Behind the BAM façade Defendants transferred the millions of dollars of U.S. investor assets they held at will among the various entities. In some instances, the crypto assets and fiat assets held were commingled and diverted to an account held by a Zhao-controlled entity know as Merit Peak Limited. Later the assets were at times moved to a third party. While BAM Management and BAM Trading touted their surveillance and controls, in fact they seemed to be lacking. For example, there none stopping the “wash trading” and self-dealing on the Binance.US Platform that began in 2019 when Sigma Chain AG, another Zhao owned and controlled entity, engaged in wash trading that artificially inflated the trading volume of crypto assets securities on the Biance.US Platform.

The complaint alleges violations of Securities Act Sections 5(a), 5(c), and 17(a)(2) and (a)(3) and Exchange Act Sections 5. 15(a) and 17A(b). The case is in litigation.

Comment

The intentional steps taken by the Binance Defendants to evade regulation by creating a new façade presents serious questions about the often-repeated claim that the rules of the road are not clear to those in the crypo asset industry. Creating new entities and touting regulation and investor protections which do not exist more than suggest that the regulations are sufficiently clear and understandable.

More importantly, the rules for determining what is a security and what should be regulated have been on the books and interpreted and reinterpreted by courts and others for decades – since the 1930s when Congress enacted the securities laws.
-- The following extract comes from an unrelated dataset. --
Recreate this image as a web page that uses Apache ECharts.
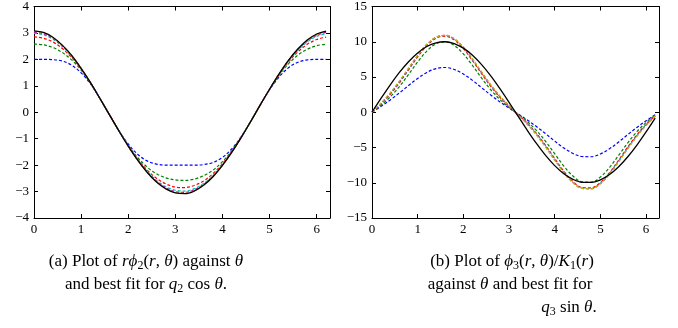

Similarly, the fundamental test for determining what is a security has been on the books for years – at least since 1946 when the Supreme Court handed down its definition of what is a security in SEC v. Howey, 328 U.S. 293 (1946). That the same definition is the one used today to create the dividing line.

With decades of guidance, the rules of the road are more than clear. And, if there was any question about this issue, the steps taken by at least one leading industry player to evade regulation should end the debate: the rules are clear.